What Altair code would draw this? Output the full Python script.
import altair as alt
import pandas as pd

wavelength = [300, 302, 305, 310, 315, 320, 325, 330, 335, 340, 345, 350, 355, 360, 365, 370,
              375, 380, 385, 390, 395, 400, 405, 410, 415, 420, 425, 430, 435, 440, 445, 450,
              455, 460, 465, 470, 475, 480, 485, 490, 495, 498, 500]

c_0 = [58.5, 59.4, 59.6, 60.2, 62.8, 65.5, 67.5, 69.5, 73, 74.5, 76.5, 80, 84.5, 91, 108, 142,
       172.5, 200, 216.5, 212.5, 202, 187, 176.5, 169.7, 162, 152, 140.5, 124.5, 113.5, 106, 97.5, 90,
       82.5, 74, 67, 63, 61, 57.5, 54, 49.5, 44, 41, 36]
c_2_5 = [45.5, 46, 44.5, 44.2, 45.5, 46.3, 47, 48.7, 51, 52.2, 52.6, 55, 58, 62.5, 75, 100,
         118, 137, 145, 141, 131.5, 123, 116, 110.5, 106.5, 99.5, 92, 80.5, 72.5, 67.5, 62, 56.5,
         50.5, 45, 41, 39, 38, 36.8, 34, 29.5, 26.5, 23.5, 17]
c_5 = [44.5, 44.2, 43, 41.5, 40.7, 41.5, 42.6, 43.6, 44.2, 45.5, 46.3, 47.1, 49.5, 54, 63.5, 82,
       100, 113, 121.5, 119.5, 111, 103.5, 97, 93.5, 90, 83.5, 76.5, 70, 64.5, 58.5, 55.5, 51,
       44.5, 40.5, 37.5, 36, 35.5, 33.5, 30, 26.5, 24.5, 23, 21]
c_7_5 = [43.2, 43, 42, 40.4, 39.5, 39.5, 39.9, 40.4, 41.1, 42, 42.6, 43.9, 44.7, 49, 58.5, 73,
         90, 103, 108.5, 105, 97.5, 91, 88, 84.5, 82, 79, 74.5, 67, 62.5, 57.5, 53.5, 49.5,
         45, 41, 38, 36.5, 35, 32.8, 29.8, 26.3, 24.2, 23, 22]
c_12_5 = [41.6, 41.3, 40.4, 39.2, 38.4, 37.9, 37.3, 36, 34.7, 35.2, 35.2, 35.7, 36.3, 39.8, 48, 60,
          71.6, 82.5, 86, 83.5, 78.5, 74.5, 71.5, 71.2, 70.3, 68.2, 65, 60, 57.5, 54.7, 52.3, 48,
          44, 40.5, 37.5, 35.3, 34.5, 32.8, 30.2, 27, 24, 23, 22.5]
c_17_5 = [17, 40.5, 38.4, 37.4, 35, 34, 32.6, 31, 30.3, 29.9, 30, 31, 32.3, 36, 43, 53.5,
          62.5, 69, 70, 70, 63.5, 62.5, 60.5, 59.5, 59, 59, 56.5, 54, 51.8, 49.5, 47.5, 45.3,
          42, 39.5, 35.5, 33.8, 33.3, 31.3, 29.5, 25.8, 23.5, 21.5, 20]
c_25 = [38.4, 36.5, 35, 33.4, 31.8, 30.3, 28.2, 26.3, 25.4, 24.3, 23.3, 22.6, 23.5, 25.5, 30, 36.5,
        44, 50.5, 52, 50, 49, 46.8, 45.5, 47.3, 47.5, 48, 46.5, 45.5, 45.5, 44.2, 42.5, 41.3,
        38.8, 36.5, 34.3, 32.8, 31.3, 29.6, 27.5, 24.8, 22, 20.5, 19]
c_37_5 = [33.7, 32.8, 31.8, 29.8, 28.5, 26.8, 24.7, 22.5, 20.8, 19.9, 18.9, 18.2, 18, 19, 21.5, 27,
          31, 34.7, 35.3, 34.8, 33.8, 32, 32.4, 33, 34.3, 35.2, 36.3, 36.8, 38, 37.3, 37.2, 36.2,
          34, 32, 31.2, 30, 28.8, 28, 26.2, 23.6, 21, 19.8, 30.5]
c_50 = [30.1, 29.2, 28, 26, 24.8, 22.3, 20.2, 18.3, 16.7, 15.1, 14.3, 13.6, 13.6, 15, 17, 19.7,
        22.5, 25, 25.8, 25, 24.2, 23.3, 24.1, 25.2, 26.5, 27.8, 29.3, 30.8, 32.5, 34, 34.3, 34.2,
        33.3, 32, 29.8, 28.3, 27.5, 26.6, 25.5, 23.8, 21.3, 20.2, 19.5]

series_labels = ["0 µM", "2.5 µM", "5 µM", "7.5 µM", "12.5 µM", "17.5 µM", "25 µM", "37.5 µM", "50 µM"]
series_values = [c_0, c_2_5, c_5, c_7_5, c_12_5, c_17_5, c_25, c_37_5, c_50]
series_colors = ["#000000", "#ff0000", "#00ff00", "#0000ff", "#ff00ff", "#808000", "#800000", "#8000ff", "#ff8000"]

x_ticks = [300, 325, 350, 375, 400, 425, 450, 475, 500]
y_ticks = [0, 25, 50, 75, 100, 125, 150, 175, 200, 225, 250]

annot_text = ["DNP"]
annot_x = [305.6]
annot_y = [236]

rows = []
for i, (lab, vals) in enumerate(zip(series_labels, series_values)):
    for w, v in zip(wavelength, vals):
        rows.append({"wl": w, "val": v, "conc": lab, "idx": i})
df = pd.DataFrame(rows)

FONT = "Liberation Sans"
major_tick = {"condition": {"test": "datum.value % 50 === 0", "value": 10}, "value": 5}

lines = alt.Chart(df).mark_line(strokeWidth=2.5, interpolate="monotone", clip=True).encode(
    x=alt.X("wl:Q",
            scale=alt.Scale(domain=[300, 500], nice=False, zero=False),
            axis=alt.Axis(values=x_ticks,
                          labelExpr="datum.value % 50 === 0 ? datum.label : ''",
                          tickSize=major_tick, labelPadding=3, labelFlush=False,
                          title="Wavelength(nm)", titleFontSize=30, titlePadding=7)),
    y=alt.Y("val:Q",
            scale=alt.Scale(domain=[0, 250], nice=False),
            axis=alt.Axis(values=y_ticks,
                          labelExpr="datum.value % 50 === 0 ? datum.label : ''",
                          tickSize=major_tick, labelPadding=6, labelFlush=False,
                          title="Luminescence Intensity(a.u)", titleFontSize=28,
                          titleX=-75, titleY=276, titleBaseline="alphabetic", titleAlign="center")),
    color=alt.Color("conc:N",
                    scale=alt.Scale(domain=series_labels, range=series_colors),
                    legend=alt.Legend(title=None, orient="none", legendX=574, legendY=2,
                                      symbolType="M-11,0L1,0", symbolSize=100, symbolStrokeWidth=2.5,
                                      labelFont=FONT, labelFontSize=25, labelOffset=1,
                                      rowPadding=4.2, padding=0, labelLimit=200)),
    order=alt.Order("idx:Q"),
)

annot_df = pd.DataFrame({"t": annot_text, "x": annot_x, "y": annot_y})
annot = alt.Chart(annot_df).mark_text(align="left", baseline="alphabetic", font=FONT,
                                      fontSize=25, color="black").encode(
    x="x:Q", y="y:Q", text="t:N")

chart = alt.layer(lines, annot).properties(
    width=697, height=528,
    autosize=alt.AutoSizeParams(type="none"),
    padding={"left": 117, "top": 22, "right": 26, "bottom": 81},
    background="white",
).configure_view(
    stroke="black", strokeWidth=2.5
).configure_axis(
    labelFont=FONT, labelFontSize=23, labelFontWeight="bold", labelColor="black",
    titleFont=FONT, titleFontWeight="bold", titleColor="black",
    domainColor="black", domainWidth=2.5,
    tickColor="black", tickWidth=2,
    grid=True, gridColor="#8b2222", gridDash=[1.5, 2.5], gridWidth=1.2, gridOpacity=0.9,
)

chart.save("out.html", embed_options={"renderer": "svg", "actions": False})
|---|
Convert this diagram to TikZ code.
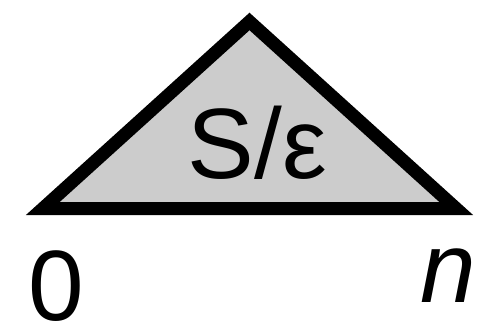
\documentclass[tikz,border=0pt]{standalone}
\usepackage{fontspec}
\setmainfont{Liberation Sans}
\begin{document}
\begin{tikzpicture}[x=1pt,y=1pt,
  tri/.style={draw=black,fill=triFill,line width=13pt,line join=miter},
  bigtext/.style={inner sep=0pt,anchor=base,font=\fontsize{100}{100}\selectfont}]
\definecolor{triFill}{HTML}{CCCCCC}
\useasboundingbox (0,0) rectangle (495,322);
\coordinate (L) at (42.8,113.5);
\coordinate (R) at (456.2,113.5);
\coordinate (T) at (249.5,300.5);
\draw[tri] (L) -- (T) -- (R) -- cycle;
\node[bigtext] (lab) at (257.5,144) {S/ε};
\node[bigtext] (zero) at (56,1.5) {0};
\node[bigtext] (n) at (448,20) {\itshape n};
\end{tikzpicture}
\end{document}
|---|
[Given exercise]
Exactly and only the lines from the line that contains "What Altair code" through the line that contains "455, 460, 465, 470, 475, 480, 485, 490, 495, 498, 500]" are to be repeated as they stand.

[Response to this exercise]
What Altair code would draw this? Output the full Python script.
import altair as alt
import pandas as pd

wavelength = [300, 302, 305, 310, 315, 320, 325, 330, 335, 340, 345, 350, 355, 360, 365, 370,
              375, 380, 385, 390, 395, 400, 405, 410, 415, 420, 425, 430, 435, 440, 445, 450,
              455, 460, 465, 470, 475, 480, 485, 490, 495, 498, 500]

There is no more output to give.